Text Analytics with R

Duration
3 Days

Course Description
This course provides a comprehensive introduction to text analytics using R. Participants will learn how to preprocess, analyze, and visualize text data. The course covers essential techniques for text mining, natural language processing (NLP), and sentiment analysis.

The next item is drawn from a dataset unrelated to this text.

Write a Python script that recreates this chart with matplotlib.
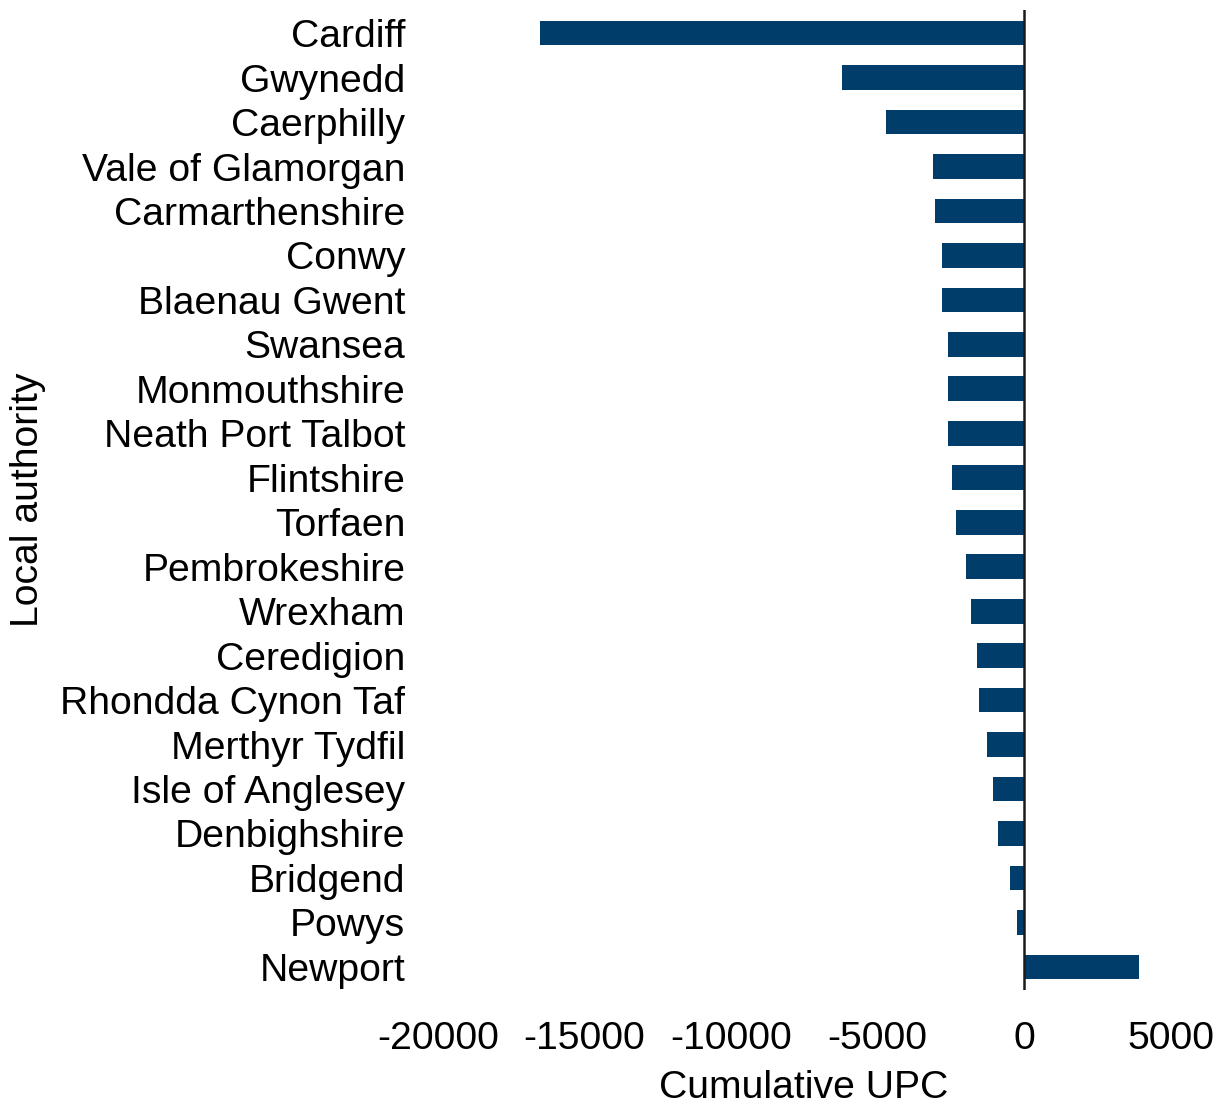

Through hands-on exercises and real-world examples, participants will gain practical experience in extracting insights from textual data.

Course Objectives
• Understand the basics of text analytics and its importance in data science.
• Learn to preprocess and clean text data for analysis.
• Perform text mining and extract meaningful patterns from text data.
• Apply NLP techniques for text analysis.
• Conduct sentiment analysis and visualize text data.
• Gain hands-on experience through practical projects and case studies.

Course Audience
This course is suitable for:
• Data analysts and data scientists interested in text analytics.
• Researchers and academics working with textual data.
• Business professionals who need to analyze text data for insights.
• Students in data science, statistics, or related fields.

Course Outline

Day 1: Introduction to Text Analytics and Preprocessing
• Fundamentals of Text Analytics
➢ Introduction to text analytics and its applications
➢ Overview of the text analytics workflow
➢ Introduction to R and relevant packages (e.g., tm, textclean, stringr)
• Text Data Preprocessing
➢ Importing and managing text data in R
➢ Text cleaning techniques: tokenization, stop words removal, stemming, and lemmatization
➢ Handling special characters and punctuation
• Hands-on Exercise
➢ Practical exercise on text preprocessing using sample datasets
➢ Group discussion and feedback

Day 2: Text Mining and Natural Language Processing (NLP)
• Text Mining Techniques
➢ Creating term-document matrices (TDM) and document-term matrices (DTM)
➢ Extracting n-grams and analyzing word frequency
➢ Identifying and visualizing key terms and phrases

• Introduction to Natural Language Processing
➢ Overview of NLP and its importance
➢ Part-of-speech tagging and named entity recognition (NER)
➢ Topic modeling using Latent Dirichlet Allocation (LDA)
• Hands-on Exercise
➢ Practical exercise on text mining and NLP using sample datasets
➢ Group discussion and feedback

Day 3: Sentiment Analysis and Visualization
• Sentiment Analysis
➢ Introduction to sentiment analysis
➢ Techniques for sentiment classification
➢ Sentiment analysis using R packages (e.g., syuzhet, sentimentr)
• Visualizing Text Data
➢ Creating word clouds and bar charts for text data
➢ Advanced text visualization techniques: dendrograms, heatmaps
➢ Interactive visualizations with ggplot2 and plotly
• Final Project and Course Wrap-up
➢ Hands-on project: Analyzing and visualizing sentiment in a text dataset
➢ Group presentations and feedback
➢ Course wrap-up and Q&A